Blockchain and digital-asset markets carry substantial risk, including the total loss of capital. Proof Anchor's verifications, audits, and reports are technical opinions at a point in time; they are not guarantees of future performance, security, or solvency.
1. No guarantee of security
A high security or trust score reduces — but does not eliminate — the probability of a defect, exploit, or operator failure. New attack classes emerge continuously.
2. Smart contract risks
Smart contracts may contain undiscovered bugs, may interact unexpectedly with external systems, or may be upgraded with new defects after our review.
3. Market and liquidity risks
Token prices are volatile. Liquidity may be thin, withdrawn, or manipulated. Locked liquidity reduces — but does not remove — rug-pull risk.
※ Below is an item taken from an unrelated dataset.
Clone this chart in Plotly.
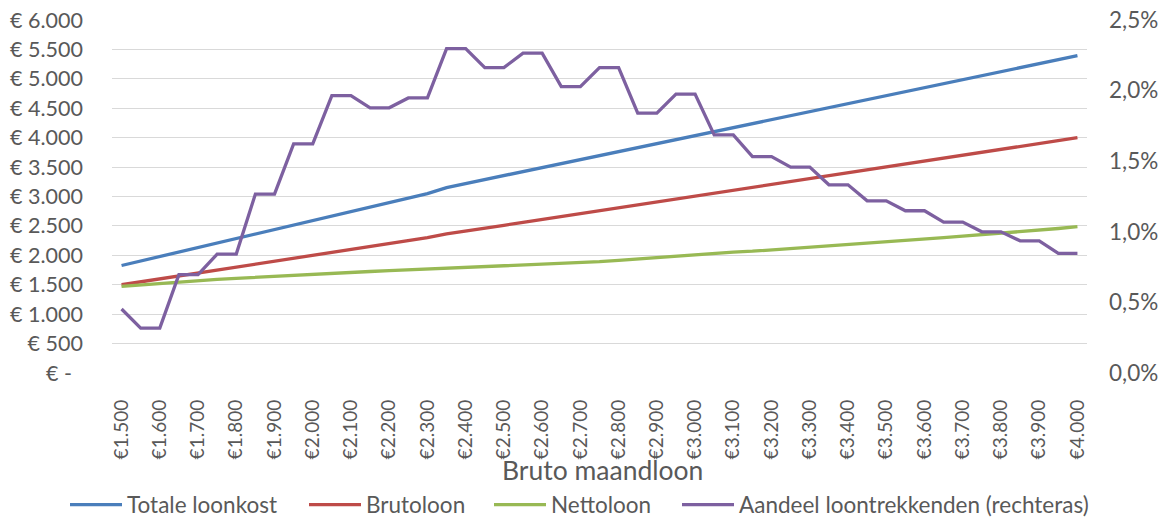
import plotly.graph_objects as go

# Categories: bruto maandloon (EUR)
bruto = [1500, 1550, 1600, 1650, 1700, 1750, 1800, 1850, 1900, 1950,
         2000, 2050, 2100, 2150, 2200, 2250, 2300, 2350, 2400, 2450,
         2500, 2550, 2600, 2650, 2700, 2750, 2800, 2850, 2900, 2950,
         3000, 3050, 3100, 3150, 3200, 3250, 3300, 3350, 3400, 3450,
         3500, 3550, 3600, 3650, 3700, 3750, 3800, 3850, 3900, 3950,
         4000]

totale_loonkost = [1827, 1903, 1980, 2056, 2133, 2209, 2285, 2362, 2438, 2515,
                   2591, 2667, 2744, 2820, 2897, 2973, 3049, 3152, 3220, 3288,
                   3356, 3424, 3492, 3559, 3627, 3695, 3763, 3831, 3899, 3967,
                   4035, 4103, 4171, 4238, 4306, 4374, 4442, 4510, 4578, 4646,
                   4714, 4782, 4850, 4917, 4985, 5053, 5121, 5189, 5257, 5325,
                   5393]

brutoloon = [1500, 1550, 1600, 1650, 1700, 1750, 1800, 1850, 1900, 1950,
             2000, 2050, 2100, 2150, 2200, 2250, 2300, 2365, 2410, 2460,
             2510, 2560, 2610, 2660, 2710, 2760, 2810, 2860, 2910, 2960,
             3008, 3058, 3108, 3158, 3208, 3256, 3306, 3356, 3406, 3454,
             3504, 3554, 3604, 3652, 3702, 3752, 3800, 3850, 3900, 3950,
             4000]

nettoloon = [1471, 1497, 1522, 1545, 1568, 1590, 1609, 1627, 1645, 1664,
             1682, 1697, 1711, 1725, 1739, 1752, 1766, 1778, 1790, 1801,
             1813, 1826, 1840, 1855, 1872, 1892, 1915, 1940, 1963, 1986,
             2009, 2032, 2055, 2070, 2092, 2113, 2134, 2158, 2182, 2206,
             2230, 2254, 2278, 2302, 2326, 2350, 2374, 2398, 2424, 2456,
             2489]

aandeel = [0.453, 0.318, 0.318, 0.696, 0.696, 0.842, 0.842, 1.267, 1.267, 1.623,
           1.623, 1.965, 1.965, 1.878, 1.878, 1.948, 1.948, 2.297, 2.297, 2.163,
           2.163, 2.265, 2.265, 2.028, 2.028, 2.163, 2.163, 1.840, 1.840, 1.975,
           1.975, 1.686, 1.686, 1.533, 1.533, 1.458, 1.458, 1.333, 1.333, 1.219,
           1.219, 1.149, 1.149, 1.069, 1.069, 1.000, 1.000, 0.936, 0.936, 0.847,
           0.847]

x_tickvals = [1500, 1600, 1700, 1800, 1900, 2000, 2100, 2200, 2300, 2400,
              2500, 2600, 2700, 2800, 2900, 3000, 3100, 3200, 3300, 3400,
              3500, 3600, 3700, 3800, 3900, 4000]
x_ticktext = ["€1.500", "€1.600", "€1.700", "€1.800", "€1.900", "€2.000",
              "€2.100", "€2.200", "€2.300", "€2.400", "€2.500", "€2.600",
              "€2.700", "€2.800", "€2.900", "€3.000", "€3.100", "€3.200",
              "€3.300", "€3.400", "€3.500", "€3.600", "€3.700", "€3.800",
              "€3.900", "€4.000"]

y_tickvals = [0, 500, 1000, 1500, 2000, 2500, 3000, 3500, 4000, 4500, 5000, 5500, 6000]
y_ticktext = ["€ -\u00a0\u00a0", "€ 500", "€ 1.000", "€ 1.500", "€ 2.000", "€ 2.500", "€ 3.000",
              "€ 3.500", "€ 4.000", "€ 4.500", "€ 5.000", "€ 5.500", "€ 6.000"]

y2_tickvals = [0, 0.5, 1.0, 1.5, 2.0, 2.5]
y2_ticktext = ["0,0%", "0,5%", "1,0%", "1,5%", "2,0%", "2,5%"]

series_names = ["Totale loonkost", "Brutoloon", "Nettoloon",
                "Aandeel loontrekkenden (rechteras)"]
series_colors = ["#4A7EBB", "#BE4B48", "#98B954", "#7D60A0"]

TXT = "#595959"
FONT = "Lato"
W, H = 1159, 510  # page body has an 8px margin
MT, MB = 12, 144.7
PLOT_H = H - MT - MB

fig = go.Figure()
fig.add_trace(go.Scatter(x=bruto, y=totale_loonkost, name=series_names[0], mode="lines",
                         line=dict(color=series_colors[0], width=3.3), legend="legend"))
fig.add_trace(go.Scatter(x=bruto, y=brutoloon, name=series_names[1], mode="lines",
                         line=dict(color=series_colors[1], width=3.3), legend="legend2"))
fig.add_trace(go.Scatter(x=bruto, y=nettoloon, name=series_names[2], mode="lines",
                         line=dict(color=series_colors[2], width=3.3), legend="legend3"))
fig.add_trace(go.Scatter(x=bruto, y=aandeel, name=series_names[3], mode="lines", yaxis="y2",
                         line=dict(color=series_colors[3], width=3.3), legend="legend4"))

legend_starts = [65, 304, 489, 677]  # left edge of each legend line sample (screen px)
legend_y = (H - 497) / H


def leg(px):
    return dict(orientation="h", xref="container", yref="container",
                x=(px - 8) / W, xanchor="left", y=legend_y, yanchor="middle",
                font=dict(family=FONT, size=22.5, color=TXT), itemwidth=52,
                bgcolor="rgba(0,0,0,0)", borderwidth=0)


fig.update_layout(
    width=W, height=H,
    margin=dict(l=104, r=80, t=MT, b=MB, autoexpand=False),
    paper_bgcolor="white", plot_bgcolor="white",
    font=dict(family=FONT, size=22.5, color=TXT),
    showlegend=True,
    legend=leg(legend_starts[0]),
    legend2=leg(legend_starts[1]),
    legend3=leg(legend_starts[2]),
    legend4=leg(legend_starts[3]),
    xaxis=dict(range=[1475, 4025], tickmode="array", tickvals=x_tickvals, ticktext=x_ticktext,
               tickangle=-90, showgrid=False, zeroline=False, showline=False, ticks="",
               ticklabelstandoff=22, automargin=False, tickfont=dict(size=19),
               ticklabeloverflow="allow"),
    yaxis=dict(range=[0, 6000], tickmode="array", tickvals=y_tickvals, ticktext=y_ticktext,
               showgrid=True, gridcolor="#D9D9D9", gridwidth=1.4, zeroline=False,
               showline=False, ticks="", ticklabelstandoff=28, automargin=False,
               tickfont=dict(size=21.5), ticklabeloverflow="allow"),
    yaxis2=dict(range=[0, 2.5], overlaying="y", side="right", tickmode="array",
                tickvals=y2_tickvals, ticktext=y2_ticktext, showgrid=False, zeroline=False,
                showline=False, ticks="", ticklabelstandoff=21, automargin=False,
                ticklabeloverflow="allow"),
    annotations=[dict(text="Bruto maandloon", xref="paper", yref="paper",
                      x=0.5, xshift=3, y=-(470 - 8 - (H - MB)) / PLOT_H,
                      xanchor="center", yanchor="middle",
                      showarrow=False, font=dict(family=FONT, size=26.5, color=TXT))],
)

fig.write_html("out.html")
4. Counterparty and custody risks
Centralized intermediaries, custodians, and bridges introduce counterparty risk. Custody attestations describe controls but do not guarantee asset solvency.
5. Regulatory risk
Regulations differ by jurisdiction and change frequently. A token, asset, or service may become restricted or prohibited in your jurisdiction.
6. Operational risk
Key compromise, phishing, social-engineering, and operational mistakes can lead to losses unrelated to contract code.
7. No reliance
You are responsible for your own due diligence. Proof Anchor does not recommend the purchase, sale, or holding of any asset.